Leave out all pictures. Return exactly the lines from the top of the material through the line containing "levealder ved fødsel.".

>> BEGIN

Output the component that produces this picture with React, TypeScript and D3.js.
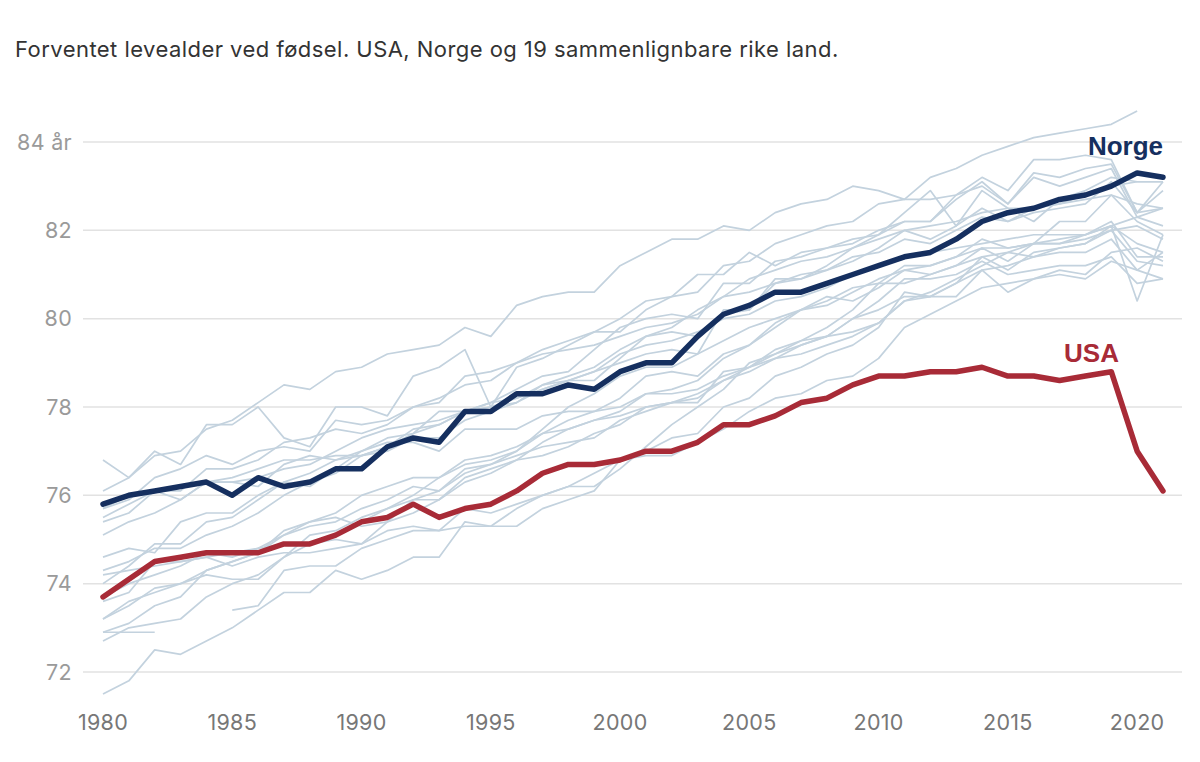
import React, { useEffect, useRef } from "react";
import * as d3 from "d3";

const years = d3.range(1980, 2022);
const yTicks = [72, 74, 76, 78, 80, 82, 84];
const xTicks = [1980, 1985, 1990, 1995, 2000, 2005, 2010, 2015, 2020];
const title = "Forventet levealder ved fødsel. USA, Norge og 19 sammenlignbare rike land.";

const norge = [
  75.8, 76.0, 76.1, 76.2, 76.3, 76.0, 76.4, 76.2, 76.3, 76.6,
  76.6, 77.1, 77.3, 77.2, 77.9, 77.9, 78.3, 78.3, 78.5, 78.4,
  78.8, 79.0, 79.0, 79.6, 80.1, 80.3, 80.6, 80.6, 80.8, 81.0,
  81.2, 81.4, 81.5, 81.8, 82.2, 82.4, 82.5, 82.7, 82.8, 83.0,
  83.3, 83.2,
];

const usa = [
  73.7, 74.1, 74.5, 74.6, 74.7, 74.7, 74.7, 74.9, 74.9, 75.1,
  75.4, 75.5, 75.8, 75.5, 75.7, 75.8, 76.1, 76.5, 76.7, 76.7,
  76.8, 77.0, 77.0, 77.2, 77.6, 77.6, 77.8, 78.1, 78.2, 78.5,
  78.7, 78.7, 78.8, 78.8, 78.9, 78.7, 78.7, 78.6, 78.7, 78.8,
  77.0, 76.1,
];

// de 19 sammenlignbare landene (lys grå-blå)
const japan = [
  76.1, 76.4, 76.9, 77.0, 77.5, 77.7, 78.1, 78.5, 78.4, 78.8,
  78.9, 79.2, 79.3, 79.4, 79.8, 79.6, 80.3, 80.5, 80.6, 80.6,
  81.2, 81.5, 81.8, 81.8, 82.1, 82.0, 82.4, 82.6, 82.7, 83.0,
  82.9, 82.7, 83.2, 83.4, 83.7, 83.9, 84.1, 84.2, 84.3, 84.4,
  84.7, null,
];
const island = [
  76.8, 76.4, 77.0, 76.7, 77.6, 77.6, 78.0, 77.3, 77.1, 78.0,
  78.0, 77.8, 78.7, 78.9, 79.3, 78.0, 78.9, 79.1, 79.4, 79.7,
  79.7, 80.2, 80.5, 81.0, 81.0, 81.5, 81.2, 81.5, 81.6, 81.8,
  81.9, 82.4, 82.9, 82.1, 82.9, 82.5, 82.2, 82.7, 82.9, 83.2,
  83.1, 83.1,
];
const sverige = [
  75.7, 75.9, 76.4, 76.6, 76.9, 76.7, 77.0, 77.1, 77.0, 77.7,
  77.6, 77.7, 78.0, 78.1, 78.7, 78.8, 79.0, 79.2, 79.3, 79.4,
  79.6, 79.8, 79.9, 80.1, 80.5, 80.6, 80.8, 80.9, 81.1, 81.4,
  81.5, 81.8, 81.7, 82.0, 82.3, 82.2, 82.4, 82.5, 82.6, 83.1,
  82.4, 82.9,
];
const sveits = [
  75.5, 75.8, 76.1, 76.1, 76.6, 76.6, 76.8, 77.2, 77.3, 77.5,
  77.4, 77.6, 78.0, 78.2, 78.5, 78.6, 79.0, 79.3, 79.5, 79.7,
  80.0, 80.4, 80.5, 80.6, 81.2, 81.3, 81.7, 81.9, 82.1, 82.2,
  82.6, 82.7, 82.7, 82.8, 83.2, 82.9, 83.6, 83.6, 83.7, 83.6,
  82.4, 83.1,
];
const spania = [
  75.4, 75.6, 76.1, 75.9, 76.3, 76.4, 76.6, 76.8, 76.8, 76.9,
  76.9, 77.1, 77.5, 77.6, 77.9, 78.0, 78.1, 78.5, 78.6, 78.6,
  79.1, 79.6, 79.7, 79.6, 80.1, 80.2, 80.9, 80.9, 81.2, 81.6,
  81.9, 82.2, 82.2, 82.8, 83.0, 82.6, 83.3, 83.2, 83.4, 83.5,
  82.4, 82.5,
];
const italia = [
  74.0, 74.4, 74.9, 74.9, 75.4, 75.5, 75.9, 76.3, 76.5, 76.8,
  76.9, 77.1, 77.4, 77.6, 77.9, 78.1, 78.4, 78.7, 78.8, 79.3,
  79.8, 80.0, 80.1, 80.0, 80.8, 80.8, 81.3, 81.4, 81.6, 81.7,
  82.0, 82.2, 82.2, 82.7, 83.1, 82.6, 83.2, 83.0, 83.2, 83.4,
  82.3, 82.5,
];
const frankrike = [
  74.3, 74.5, 74.8, 74.8, 75.1, 75.3, 75.6, 76.0, 76.3, 76.5,
  76.9, 77.0, 77.3, 77.3, 77.7, 77.9, 78.1, 78.4, 78.6, 78.8,
  79.0, 79.2, 79.3, 79.2, 80.2, 80.2, 80.8, 81.0, 81.1, 81.3,
  81.6, 82.0, 81.8, 82.1, 82.5, 82.2, 82.5, 82.6, 82.7, 82.8,
  82.2, 81.9,
];
const australia = [
  74.6, 74.8, 74.7, 75.4, 75.6, 75.6, 76.0, 76.3, 76.2, 76.6,
  77.0, 77.3, 77.4, 77.9, 77.9, 78.1, 78.2, 78.5, 78.7, 78.9,
  79.3, 79.6, 79.8, 80.2, 80.5, 80.9, 81.1, 81.3, 81.4, 81.6,
  81.8, 82.0, 82.1, 82.2, 82.4, 82.5, 82.5, 82.6, 82.8, 83.0,
  83.1, 83.1,
];
const canada = [
  75.1, 75.4, 75.6, 75.9, 76.3, 76.3, 76.4, 76.6, 76.7, 77.0,
  77.3, 77.5, 77.6, 77.7, 77.9, 78.0, 78.2, 78.4, 78.6, 78.8,
  79.2, 79.4, 79.5, 79.7, 80.0, 80.1, 80.4, 80.5, 80.7, 81.0,
  81.2, 81.4, 81.5, 81.6, 81.7, 81.8, 81.9, 81.9, 81.9, 82.1,
  81.7, 81.5,
];
const nederland = [
  75.7, 76.0, 76.1, 76.2, 76.3, 76.3, 76.2, 76.7, 76.9, 76.8,
  77.0, 77.2, 77.2, 77.0, 77.5, 77.5, 77.5, 77.8, 77.9, 77.9,
  78.0, 78.3, 78.4, 78.6, 79.1, 79.4, 79.8, 80.2, 80.4, 80.7,
  80.8, 81.2, 81.2, 81.4, 81.8, 81.6, 81.7, 81.8, 81.9, 82.2,
  81.4, 81.4,
];
const danmark = [
  74.2, 74.3, 74.4, 74.5, 74.6, 74.7, 74.8, 74.9, 74.9, 75.0,
  74.9, 75.2, 75.3, 75.2, 75.3, 75.3, 75.7, 76.0, 76.2, 76.5,
  76.8, 76.9, 76.9, 77.2, 77.5, 77.9, 78.2, 78.3, 78.6, 78.7,
  79.1, 79.8, 80.1, 80.4, 80.7, 80.8, 80.9, 81.1, 81.0, 81.5,
  81.6, 81.3,
];
const finland = [
  73.6, 73.8, 74.5, 74.5, 74.6, 74.4, 74.6, 74.7, 74.7, 74.8,
  74.9, 75.4, 75.6, 75.9, 76.4, 76.6, 76.8, 76.9, 77.1, 77.4,
  77.6, 78.0, 78.1, 78.3, 78.6, 78.8, 79.1, 79.2, 79.4, 79.6,
  79.9, 80.4, 80.6, 80.9, 81.2, 81.5, 81.4, 81.6, 81.7, 82.0,
  82.1, 81.8,
];
const storbritannia = [
  73.7, 74.0, 74.2, 74.4, 74.7, 74.6, 74.8, 75.1, 75.3, 75.4,
  75.7, 75.9, 76.2, 76.1, 76.6, 76.7, 76.9, 77.1, 77.2, 77.3,
  77.7, 77.9, 78.1, 78.2, 78.6, 78.9, 79.2, 79.4, 79.6, 80.0,
  80.4, 80.9, 80.9, 81.0, 81.3, 81.0, 81.1, 81.2, 81.2, 81.4,
  80.8, 80.9,
];
const belgia = [
  73.2, 73.5, 73.9, 74.0, 74.3, 74.5, 74.7, 75.1, 75.4, 75.6,
  76.0, 76.2, 76.4, 76.4, 76.8, 76.9, 77.1, 77.4, 77.5, 77.7,
  77.8, 78.0, 78.1, 78.1, 78.8, 78.9, 79.3, 79.5, 79.6, 80.0,
  80.2, 80.5, 80.5, 80.8, 81.4, 81.1, 81.5, 81.6, 81.7, 82.1,
  80.4, 81.9,
];
const osterrike = [
  72.7, 73.0, 73.1, 73.2, 73.7, 74.0, 74.2, 74.6, 75.1, 75.2,
  75.5, 75.7, 75.9, 76.1, 76.5, 76.7, 77.0, 77.4, 77.7, 77.9,
  78.2, 78.7, 78.8, 78.7, 79.2, 79.4, 79.9, 80.2, 80.5, 80.4,
  80.7, 81.1, 81.0, 81.2, 81.6, 81.3, 81.7, 81.7, 81.8, 82.0,
  81.3, 81.2,
];
const tyskland = [
  72.9, 73.1, 73.5, 73.7, 74.3, 74.5, 74.7, 75.2, 75.4, 75.5,
  75.3, 75.4, 75.9, 75.9, 76.3, 76.5, 76.8, 77.2, 77.5, 77.7,
  77.9, 78.3, 78.3, 78.4, 78.7, 78.9, 79.1, 79.4, 79.6, 79.7,
  79.9, 80.4, 80.5, 80.5, 81.1, 80.6, 80.9, 81.0, 80.9, 81.3,
  81.1, 80.9,
];
const irland = [
  72.9, 72.9, 72.9, null, null, 73.4, 73.5, 74.3, 74.4, 74.4,
  74.8, 75.0, 75.2, 75.2, 75.7, 75.6, 75.8, 76.0, 76.2, 76.2,
  76.6, 77.1, 77.6, 78.0, 78.4, 79.0, 79.2, 79.5, 79.8, 80.2,
  80.8, 80.8, 81.0, 81.2, 81.4, 81.5, 81.7, 82.2, 82.2, 82.8,
  82.6, 82.5,
];
const newZealand = [
  73.2, 73.6, 73.8, 74.0, 74.2, 74.1, 74.1, 74.6, 74.9, 75.1,
  75.4, 75.7, 76.0, 76.4, 76.7, 76.8, 77.0, 77.5, 78.0, 78.3,
  78.7, 78.9, 78.9, 79.2, 79.5, 79.8, 80.0, 80.2, 80.3, 80.6,
  80.9, 81.1, 81.2, 81.4, 81.6, 81.6, 81.7, 81.7, 81.9, 82.1,
  82.3, 82.1,
];
const portugal = [
  71.5, 71.8, 72.5, 72.4, 72.7, 73.0, 73.4, 73.8, 73.8, 74.3,
  74.1, 74.3, 74.6, 74.6, 75.4, 75.3, 75.3, 75.7, 75.9, 76.1,
  76.8, 77.0, 77.3, 77.4, 78.0, 78.2, 78.7, 78.9, 79.2, 79.4,
  79.8, 80.6, 80.5, 80.8, 81.1, 81.2, 81.4, 81.5, 81.5, 81.8,
  81.1, 81.5,
];

const andreLand = [
  japan, island, sverige, sveits, spania, italia, frankrike, australia, canada,
  nederland, danmark, finland, storbritannia, belgia, osterrike, tyskland,
  irland, newZealand, portugal,
];

const W = 1200;
const H = 762;
const font = "Inter, 'Noto Sans', sans-serif";
const boldFont = "'Liberation Sans', Arial, sans-serif";

export default function App() {
  const svgRef = useRef<SVGSVGElement | null>(null);

  useEffect(() => {
    document.body.style.margin = "0";
    if (!svgRef.current) return;

    const x = d3.scaleLinear().domain([1980, 2021]).range([103, 1163]);
    const y = d3.scaleLinear().domain([72, 84]).range([672, 142]);

    const svg = d3.select(svgRef.current);
    svg.selectAll("*").remove();

    svg.append("rect").attr("width", W).attr("height", H).attr("fill", "#fff");

    svg.append("text")
      .attr("x", 15)
      .attr("y", 57)
      .attr("font-family", font)
      .attr("font-size", 22)
      .attr("letter-spacing", 0.45)
      .attr("fill", "#333")
      .text(title);

    // rutenett + y-etiketter
    const grid = svg.append("g");
    grid.selectAll("line")
      .data(yTicks)
      .join("line")
      .attr("x1", 83)
      .attr("x2", 1182)
      .attr("y1", d => y(d))
      .attr("y2", d => y(d))
      .attr("stroke", "#e2e2e2")
      .attr("stroke-width", 1.5);

    grid.selectAll("text")
      .data(yTicks)
      .join("text")
      .attr("x", 72)
      .attr("y", d => y(d))
      .attr("dy", "0.36em")
      .attr("text-anchor", "end")
      .attr("font-family", font)
      .attr("font-size", 21.5)
      .attr("letter-spacing", 0.3)
      .attr("fill", "#9a9a9a")
      .text(d => (d === 84 ? "84 år" : String(d)));

    // x-etiketter
    svg.append("g")
      .selectAll("text")
      .data(xTicks)
      .join("text")
      .attr("x", d => x(d))
      .attr("y", 722)
      .attr("dy", "0.36em")
      .attr("text-anchor", "middle")
      .attr("font-family", font)
      .attr("font-size", 21.5)
      .attr("letter-spacing", 0.3)
      .attr("fill", "#777")
      .text(d => String(d));

    const line = d3.line<number | null>()
      .defined(d => d != null)
      .x((_, i) => x(years[i]))
      .y(d => y(d as number));

    svg.append("g")
      .selectAll("path")
      .data(andreLand)
      .join("path")
      .attr("d", d => line(d))
      .attr("fill", "none")
      .attr("stroke", "#c3d2de")
      .attr("stroke-width", 1.7)
      .attr("stroke-linejoin", "round");

    svg.append("path")
      .attr("d", line(usa))
      .attr("fill", "none")
      .attr("stroke", "#a82b37")
      .attr("stroke-width", 5.5)
      .attr("stroke-linejoin", "round")
      .attr("stroke-linecap", "round");

    svg.append("path")
      .attr("d", line(norge))
      .attr("fill", "none")
      .attr("stroke", "#152f5f")
      .attr("stroke-width", 5.5)
      .attr("stroke-linejoin", "round")
      .attr("stroke-linecap", "round");

    svg.append("text")
      .attr("x", x(2021))
      .attr("y", 155)
      .attr("text-anchor", "end")
      .attr("font-family", boldFont)
      .attr("font-weight", "bold")
      .attr("font-size", 26)
      .attr("fill", "#152f5f")
      .text("Norge");

    svg.append("text")
      .attr("x", 1119)
      .attr("y", 362)
      .attr("text-anchor", "end")
      .attr("font-family", boldFont)
      .attr("font-weight", "bold")
      .attr("font-size", 26)
      .attr("fill", "#a82b37")
      .text("USA");
  }, []);

  return <svg ref={svgRef} width={W} height={H} style={{ display: "block" }} />;
}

>> END

Solution to this task:
Output the component that produces this picture with React, TypeScript and D3.js.
import React, { useEffect, useRef } from "react";
import * as d3 from "d3";

const years = d3.range(1980, 2022);
const yTicks = [72, 74, 76, 78, 80, 82, 84];
const xTicks = [1980, 1985, 1990, 1995, 2000, 2005, 2010, 2015, 2020];
const title = "Forventet levealder ved fødsel. USA, Norge og 19 sammenlignbare rike land.";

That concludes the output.